Local ground factors
The typical mistake we see on Barnsley jobs is running a standard site investigation with SPTs at 1.5 m intervals, pulling generic Vs30 from the BGS database, and handing it to the isolator supplier. The problem is that the Coal Measures mudstone weathers unevenly: a competent band at 4 m can mask a softened zone at 6 m that will shear during a long-period event. If the isolator period lands on the amplified site period, you get resonance instead of isolation. We have seen borehole logs from the Dodworth area where Su drops from 120 kPa to 45 kPa across a single weathered horizon. Without lab dynamic testing on that softened material, the structural model is guessing. Getting the damping right matters too: overestimate it, and you under-design the isolator displacement capacity. The cost of fixing that after construction in a Barnsley brownfield site dwarfs the cost of the lab programme upfront.
Quick answers
Why can't we just use the generic Eurocode spectrum for a base-isolated building in Barnsley?
The generic Type 1 or Type 2 spectrum in BS EN 1998-1 assumes a flat reference rock condition and does not account for the stiff-over-soft impedance contrast common in the Dearne Valley. Soft alluvial clays at 5–12 m depth can amplify long-period motion by a factor of 2 or more. If the isolator period coincides with the amplified site period, the structure sees higher spectral acceleration than the code spectrum predicts. Site-specific dynamic lab testing and response analysis are the only way to capture that amplification reliably.
What does the lab testing programme for base isolation cost in Barnsley?
A full dynamic characterisation programme — resonant column, cyclic triaxial with bender elements, and the parameter report — typically falls in the range of £2,910 to £6,780 depending on the number of strata tested, the depth of the bearing layer, and whether we need to run additional consolidation-stage tests for pore pressure response. We provide a fixed-price quote after reviewing the borehole logs and the structural engineer's isolator specification.
How long does the laboratory testing take from sample arrival to the isolator design report?

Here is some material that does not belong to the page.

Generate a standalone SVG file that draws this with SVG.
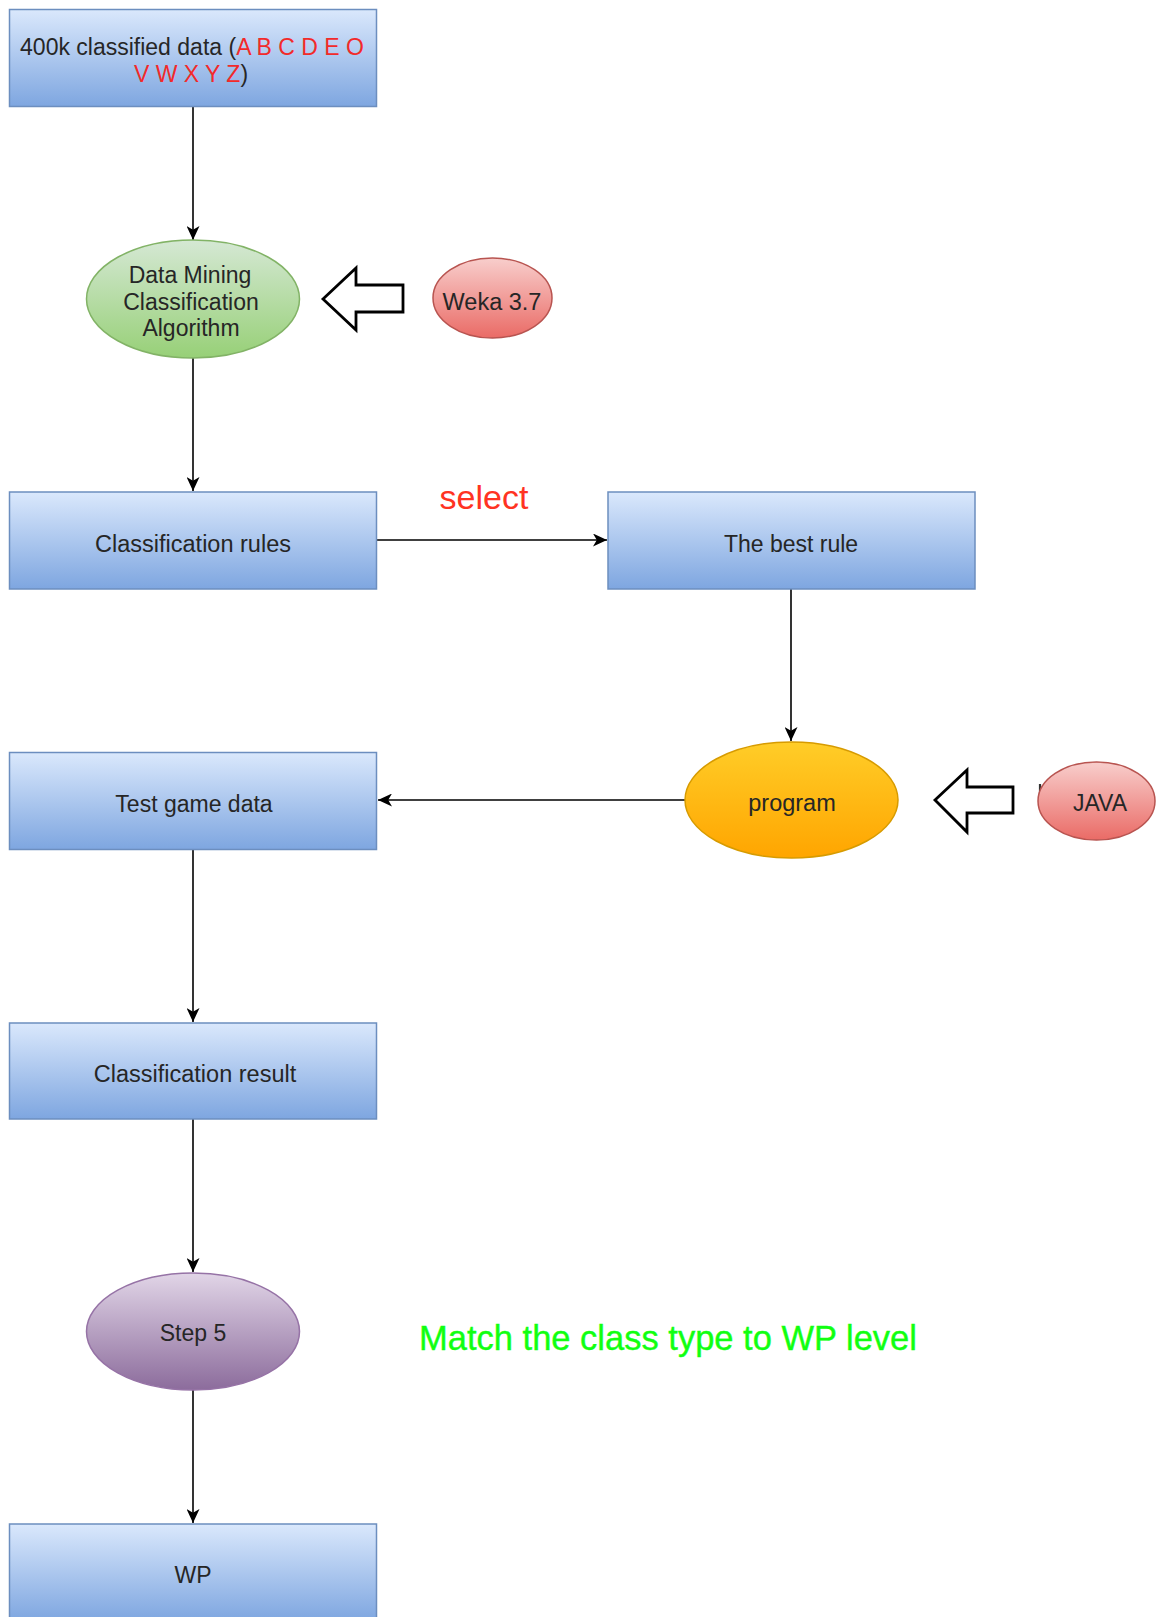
<svg xmlns="http://www.w3.org/2000/svg" width="1159" height="1617" viewBox="0 0 1159 1617">
  <defs>
    <linearGradient id="gBlue" x1="0" y1="0" x2="0" y2="1">
      <stop offset="0" stop-color="#dae8fc"/>
      <stop offset="1" stop-color="#7ea6e0"/>
    </linearGradient>
    <linearGradient id="gGreen" x1="0" y1="0" x2="0" y2="1">
      <stop offset="0" stop-color="#d5e8d4"/>
      <stop offset="1" stop-color="#97d077"/>
    </linearGradient>
    <linearGradient id="gRed" x1="0" y1="0" x2="0" y2="1">
      <stop offset="0" stop-color="#f8cecc"/>
      <stop offset="1" stop-color="#ea6b66"/>
    </linearGradient>
    <linearGradient id="gOrange" x1="0" y1="0" x2="0" y2="1">
      <stop offset="0" stop-color="#ffcd28"/>
      <stop offset="1" stop-color="#ffa500"/>
    </linearGradient>
    <linearGradient id="gPurple" x1="0" y1="0" x2="0" y2="1">
      <stop offset="0" stop-color="#e1d5e7"/>
      <stop offset="1" stop-color="#8c6c9c"/>
    </linearGradient>
    <marker id="arrow" markerUnits="userSpaceOnUse" viewBox="0 0 14 13" refX="14" refY="6.5" markerWidth="14" markerHeight="13" orient="auto">
      <path d="M0,0 L14,6.5 L0,13 L3.8,6.5 Z" fill="#000"/>
    </marker>
  </defs>
  <style>
    text { font-family: "Liberation Sans", Arial, sans-serif; font-size: 23px; fill: #262626; text-anchor: middle; }
    .box { fill: url(#gBlue); stroke: #6c8ebf; stroke-width: 1.5; }
    .red { fill: #f22a2a; }
    .edge { fill: none; stroke: #000; stroke-width: 1.6; marker-end: url(#arrow); }
    .hollow { fill: #fff; stroke: #000; stroke-width: 2.8; stroke-linejoin: miter; }
  </style>

  <!-- connectors -->
  <g id="connectors">
    <path class="edge" d="M193,107 L193,240"/>
    <path class="edge" d="M193,358 L193,491"/>
    <path class="edge" d="M377,540 L607,540"/>
    <path class="edge" d="M791,589 L791,741"/>
    <path class="edge" d="M685,800 L378,800"/>
    <path class="edge" d="M193,849 L193,1022"/>
    <path class="edge" d="M193,1119 L193,1272"/>
    <path class="edge" d="M193,1390 L193,1523"/>
    <path d="M1040,784 L1040,800" stroke="#333" stroke-width="2.2" fill="none"/>
  </g>

  <!-- 400k classified data -->
  <g id="node-data">
    <rect class="box" x="9.5" y="9.5" width="367" height="97"/>
    <text x="192" y="55">400k classified data (<tspan class="red">A B C D E O</tspan></text>
    <text x="191" y="82"><tspan class="red">V W X Y Z</tspan>)</text>
  </g>

  <!-- Data mining classification algorithm -->
  <g id="node-algorithm">
    <ellipse cx="193" cy="299" rx="106.5" ry="59" fill="url(#gGreen)" stroke="#82b366" stroke-width="1.5"/>
    <text x="190" y="283">Data Mining</text>
    <text x="191" y="310">Classification</text>
    <text x="191" y="336">Algorithm</text>
  </g>

  <!-- hollow arrow from Weka -->
  <g id="node-arrow-weka">
    <polygon class="hollow" points="323,299 356,268 356,285 403,285 403,312 356,312 356,330"/>
  </g>

  <g id="node-weka">
    <ellipse cx="492.5" cy="298" rx="59.5" ry="40" fill="url(#gRed)" stroke="#b85450" stroke-width="1.5"/>
    <text x="492" y="310" style="font-size:23.5px">Weka 3.7</text>
  </g>

  <!-- select label -->
  <g id="label-select">
    <text x="484" y="509" style="font-size:34px;fill:#ff3322">select</text>
  </g>

  <g id="node-rules">
    <rect class="box" x="9.5" y="492" width="367" height="97"/>
    <text x="193" y="551.5" style="font-size:23.5px">Classification rules</text>
  </g>

  <g id="node-best">
    <rect class="box" x="608" y="492" width="367" height="97"/>
    <text x="791" y="551.5">The best rule</text>
  </g>

  <g id="node-program">
    <ellipse cx="791.5" cy="800" rx="106.5" ry="58" fill="url(#gOrange)" stroke="#d79b00" stroke-width="1.5"/>
    <text x="792" y="811" style="font-size:23.5px">program</text>
  </g>

  <g id="node-arrow-java">
    <polygon class="hollow" points="935,800 967,770 967,787 1013,787 1013,813 967,813 967,832"/>
  </g>

  <g id="node-java">
    <ellipse cx="1096.5" cy="801" rx="58.5" ry="39" fill="url(#gRed)" stroke="#b85450" stroke-width="1.5"/>
    <text x="1100" y="811">JAVA</text>
  </g>

  <g id="node-test">
    <rect class="box" x="9.5" y="752.5" width="367" height="97"/>
    <text x="194" y="812">Test game data</text>
  </g>

  <g id="node-result">
    <rect class="box" x="9.5" y="1023" width="367" height="96"/>
    <text x="195" y="1082" style="font-size:23.5px">Classification result</text>
  </g>

  <g id="node-step5">
    <ellipse cx="193" cy="1331.5" rx="106.5" ry="58.5" fill="url(#gPurple)" stroke="#9673a6" stroke-width="1.5"/>
    <text x="193" y="1341">Step 5</text>
  </g>

  <g id="label-match">
    <text x="668" y="1350" style="font-size:34.5px;fill:#11ff11;stroke:#11ff11;stroke-width:0.4">Match the class type to WP level</text>
  </g>

  <g id="node-wp">
    <rect class="box" x="9.5" y="1524" width="367" height="97"/>
    <text x="193" y="1583">WP</text>
  </g>
</svg>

Undisturbed samples need to be trimmed and set up within 48 hours of arrival to prevent moisture loss. The resonant column stage takes 3–5 working days per specimen. Cyclic triaxial testing, which involves multiple strain stages with pore pressure equilibration between each, requires 7–10 working days per specimen. We can run specimens in parallel if multiple setups are available. A typical two-stratum programme delivers the final design parameter report within 4 calendar weeks of sample receipt.